▶ _Instructions to follow_
Leave out all pictures. Return exactly the lines from the top of the material through the line containing "const axis2Loadings = ['-0.33*', '-0.15', '-0.13', '-0.50*'];".
==========
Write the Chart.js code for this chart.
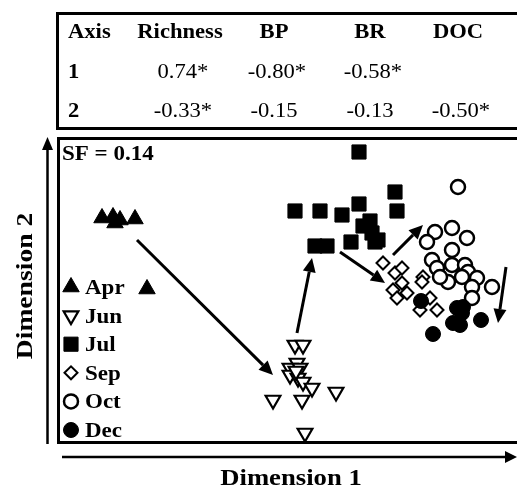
<!DOCTYPE html>
<html>
<head>
<meta charset="utf-8">
<script src="https://cdn.jsdelivr.net/npm/chart.js@4.4.1/dist/chart.umd.min.js"></script>
<style>
  html, body { margin: 0; padding: 0; background: #fff; overflow: hidden; }
  #wrap { position: relative; width: 517px; height: 495px; }
  #chart { position: absolute; left: 0; top: 0; }
  #loadings {
    position: absolute; left: 56px; top: 12px; width: 480px; height: 118px;
    box-sizing: border-box; border: 3px solid #000;
  }
  .cell {
    position: absolute; width: 120px; margin-left: -60px; text-align: center;
    font: 20px "Liberation Serif", "Times New Roman", serif; line-height: 20px;
    color: #000; white-space: nowrap; transform: scaleX(1.13);
  }
  .cell.b { font-weight: bold; }
  .cell.first { margin-left: 0; text-align: left; transform-origin: left center; }
</style>
</head>
<body>
<div id="wrap">
  <canvas id="chart" width="517" height="495"></canvas>
  <div id="loadings"></div>
</div>
<script>
// loadings table
const tableHeader = ['Axis', 'Richness', 'BP', 'BR', 'DOC'];
const axisLabels = ['1', '2'];
const axis1Loadings = ['0.74*', '-0.80*', '-0.58*', ''];
const axis2Loadings = ['-0.33*', '-0.15', '-0.13', '-0.50*'];

// NMDS scores (dimension 1, dimension 2)
const months = ['Apr', 'Jun', 'Jul', 'Sep', 'Oct', 'Dec'];
const aprScores = [[-1.85, 0.76], [-1.74, 0.77], [-1.72, 0.71], [-1.67, 0.74], [-1.52, 0.75], [-1.40, 0.05]];
const junScores = [[0.08, -0.51], [0.16, -0.51], [0.10, -0.69], [0.03, -0.74], [0.13, -0.74], [0.03, -0.81],
  [0.11, -0.84], [0.16, -0.88], [0.25, -0.94], [-0.14, -1.06], [0.15, -1.06], [0.49, -0.98], [0.18, -1.39], [0.09, -0.77]];
const julScores = [[0.72, 1.42], [1.08, 1.02], [0.08, 0.83], [0.33, 0.83], [0.55, 0.79], [0.72, 0.90], [1.10, 0.83],
  [0.83, 0.73], [0.76, 0.68], [0.85, 0.61], [0.91, 0.54], [0.88, 0.52], [0.28, 0.48], [0.40, 0.48], [0.64, 0.52]];
const sepScores = [[0.96, 0.31], [1.08, 0.21], [1.15, 0.26], [1.15, 0.11], [1.06, 0.04], [1.20, 0.01],
  [1.10, -0.04], [1.36, 0.17], [1.35, 0.12], [1.43, -0.04], [1.33, -0.16], [1.50, -0.16]];
const octScores = [[1.71, 1.07], [1.48, 0.62], [1.65, 0.66], [1.40, 0.52], [1.80, 0.56], [1.65, 0.44], [1.45, 0.34],
  [1.65, 0.29], [1.78, 0.29], [1.50, 0.26], [1.81, 0.22], [1.61, 0.12], [1.90, 0.16], [1.75, 0.17], [1.85, 0.07],
  [2.05, 0.07], [1.85, -0.04], [1.53, 0.17]];
const decScores = [[1.34, -0.07], [1.70, -0.14], [1.75, -0.19], [1.66, -0.29], [1.94, -0.26], [1.73, -0.31],
  [1.46, -0.40], [1.76, -0.13]];

// seasonal shift arrows
const arrowFrom = [[-1.50, 0.54], [0.10, -0.39], [0.53, 0.42], [1.06, 0.39], [2.19, 0.27]];
const arrowTo = [[-0.14, -0.81], [0.25, 0.36], [0.98, 0.11], [1.36, 0.69], [2.11, -0.29]];

const stressText = 'SF = 0.14';
const xTitle = 'Dimension 1';
const yTitle = 'Dimension 2';

// build table
const columnX = [68, 180, 274, 370, 458];
const rowBaseline = [38, 78, 117];
const tableBox = document.getElementById('loadings');
const addCell = (text, x, baseline, bold, first) => {
    const el = document.createElement('div');
    el.className = 'cell' + (bold ? ' b' : '') + (first ? ' first' : '');
    el.textContent = text;
    el.style.left = (x - 59) + 'px';
    el.style.top = (baseline - 17 - 15) + 'px';
    tableBox.appendChild(el);
};
tableHeader.forEach((h, i) => addCell(h, columnX[i], rowBaseline[0], true, i === 0));
[axis1Loadings, axis2Loadings].forEach((row, r) => {
    addCell(axisLabels[r], columnX[0], rowBaseline[r + 1], true, true);
    row.forEach((v, i) => {
        if (v) addCell(v, columnX[i + 1] + (v.endsWith('*') ? 3 : 0), rowBaseline[r + 1], false, false);
    });
});

const toPoints = arr => arr.map(p => ({ x: p[0], y: p[1] }));

const styles = [
    { pointStyle: 'triangle', pointRadius: 9.5, pointRotation: 0, pointBackgroundColor: '#000', pointBorderWidth: 1 },
    { pointStyle: 'triangle', pointRadius: 8.5, pointRotation: 180, pointBackgroundColor: '#fff', pointBorderWidth: 2.2 },
    { pointStyle: 'rect', pointRadius: 10, pointRotation: 0, pointBackgroundColor: '#000', pointBorderWidth: 1 },
    { pointStyle: 'rectRot', pointRadius: 6.5, pointRotation: 0, pointBackgroundColor: '#fff', pointBorderWidth: 2 },
    { pointStyle: 'circle', pointRadius: 7, pointRotation: 0, pointBackgroundColor: '#fff', pointBorderWidth: 2.5 },
    { pointStyle: 'circle', pointRadius: 7.5, pointRotation: 0, pointBackgroundColor: '#000', pointBorderWidth: 1 }
];
const scoreSets = [aprScores, junScores, julScores, sepScores, octScores, decScores];

const datasets = months.map((m, i) => Object.assign({
    label: m,
    data: toPoints(scoreSets[i]),
    pointBorderColor: '#000',
    pointHoverRadius: styles[i].pointRadius,
    order: months.length - i
}, styles[i]));

// text stretched along its baseline like the original figure
const stretchText = (ctx, text, x, y, sx, align, angle) => {
    ctx.save();
    ctx.translate(x, y);
    if (angle) ctx.rotate(angle);
    ctx.scale(sx, 1);
    ctx.textAlign = align;
    ctx.textBaseline = 'alphabetic';
    ctx.fillText(text, 0, 0);
    ctx.restore();
};

const drawArrow = (ctx, x1, y1, x2, y2, width, headLen, headHalf) => {
    const ang = Math.atan2(y2 - y1, x2 - x1);
    const bx = x2 - Math.cos(ang) * headLen;
    const by = y2 - Math.sin(ang) * headLen;
    ctx.lineWidth = width;
    ctx.beginPath();
    ctx.moveTo(x1, y1);
    ctx.lineTo(bx, by);
    ctx.stroke();
    ctx.beginPath();
    ctx.moveTo(x2, y2);
    ctx.lineTo(bx - Math.sin(ang) * headHalf, by + Math.cos(ang) * headHalf);
    ctx.lineTo(bx + Math.sin(ang) * headHalf, by - Math.cos(ang) * headHalf);
    ctx.closePath();
    ctx.fill();
};

const figurePlugin = {
    id: 'figure',
    beforeDatasetsDraw(chart) {
        const { ctx, chartArea: a } = chart;
        ctx.save();
        ctx.strokeStyle = '#000';
        ctx.fillStyle = '#000';
        // plot frame (right side runs off the page)
        ctx.lineWidth = 3;
        ctx.beginPath();
        ctx.moveTo(chart.width + 10, a.top + 1.5);
        ctx.lineTo(a.left + 1.5, a.top + 1.5);
        ctx.lineTo(a.left + 1.5, a.bottom - 1.5);
        ctx.lineTo(chart.width + 10, a.bottom - 1.5);
        ctx.stroke();
        // axis arrows
        drawArrow(ctx, a.left - 9.5, a.bottom, a.left - 9.5, a.top, 2.5, 13, 5.5);
        drawArrow(ctx, a.left + 5, a.bottom + 13, chart.width, a.bottom + 13, 2.5, 12, 6);
        // axis titles
        ctx.font = 'bold 23px "Liberation Serif", "Times New Roman", serif';
        stretchText(ctx, xTitle, 291, 485, 1.16, 'center');
        stretchText(ctx, yTitle, 32, 286, 1.2, 'center', -Math.PI / 2);
        // stress value
        ctx.font = 'bold 20px "Liberation Serif", "Times New Roman", serif';
        stretchText(ctx, stressText, a.left + 5, a.top + 23, 1.15, 'left');
        // legend
        chart.data.datasets.forEach((ds, i) => {
            const cy = a.top + 150 + i * 28.6;
            ctx.fillStyle = ds.pointBackgroundColor;
            ctx.strokeStyle = '#000';
            ctx.lineWidth = ds.pointBorderWidth;
            Chart.helpers.drawPoint(ctx, {
                pointStyle: ds.pointStyle,
                rotation: ds.pointRotation,
                radius: ds.pointRadius,
                borderWidth: ds.pointBorderWidth
            }, a.left + 14, cy);
            ctx.fillStyle = '#000';
            stretchText(ctx, ds.label, a.left + 28, cy + 7, 1.15, 'left');
        });
        ctx.restore();
    },
    afterDatasetsDraw(chart) {
        const { ctx, scales: { x, y } } = chart;
        ctx.save();
        ctx.strokeStyle = '#000';
        ctx.fillStyle = '#000';
        arrowFrom.forEach((p, i) => {
            const q = arrowTo[i];
            drawArrow(ctx, x.getPixelForValue(p[0]), y.getPixelForValue(p[1]),
                x.getPixelForValue(q[0]), y.getPixelForValue(q[1]), 3, 14, 6.5);
        });
        ctx.restore();
    }
};

new Chart(document.getElementById('chart'), {
    type: 'scatter',
    data: { datasets: datasets },
    options: {
        responsive: false,
        animation: false,
        devicePixelRatio: 1,
        events: [],
        layout: { autoPadding: false, padding: { left: 57, top: 137, right: 0, bottom: 51 } },
        scales: {
            x: { type: 'linear', min: -2.3, max: 2.3, display: false },
            y: { type: 'linear', min: -1.5, max: 1.57, display: false }
        },
        plugins: { legend: { display: false }, tooltip: { enabled: false } }
    },
    plugins: [figurePlugin]
});
</script>
</body>
</html>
==========
▶ _Task answer_
Write the Chart.js code for this chart.
<!DOCTYPE html>
<html>
<head>
<meta charset="utf-8">
<script src="https://cdn.jsdelivr.net/npm/chart.js@4.4.1/dist/chart.umd.min.js"></script>
<style>
  html, body { margin: 0; padding: 0; background: #fff; overflow: hidden; }
  #wrap { position: relative; width: 517px; height: 495px; }
  #chart { position: absolute; left: 0; top: 0; }
  #loadings {
    position: absolute; left: 56px; top: 12px; width: 480px; height: 118px;
    box-sizing: border-box; border: 3px solid #000;
  }
  .cell {
    position: absolute; width: 120px; margin-left: -60px; text-align: center;
    font: 20px "Liberation Serif", "Times New Roman", serif; line-height: 20px;
    color: #000; white-space: nowrap; transform: scaleX(1.13);
  }
  .cell.b { font-weight: bold; }
  .cell.first { margin-left: 0; text-align: left; transform-origin: left center; }
</style>
</head>
<body>
<div id="wrap">
  <canvas id="chart" width="517" height="495"></canvas>
  <div id="loadings"></div>
</div>
<script>
// loadings table
const tableHeader = ['Axis', 'Richness', 'BP', 'BR', 'DOC'];
const axisLabels = ['1', '2'];
const axis1Loadings = ['0.74*', '-0.80*', '-0.58*', ''];
const axis2Loadings = ['-0.33*', '-0.15', '-0.13', '-0.50*'];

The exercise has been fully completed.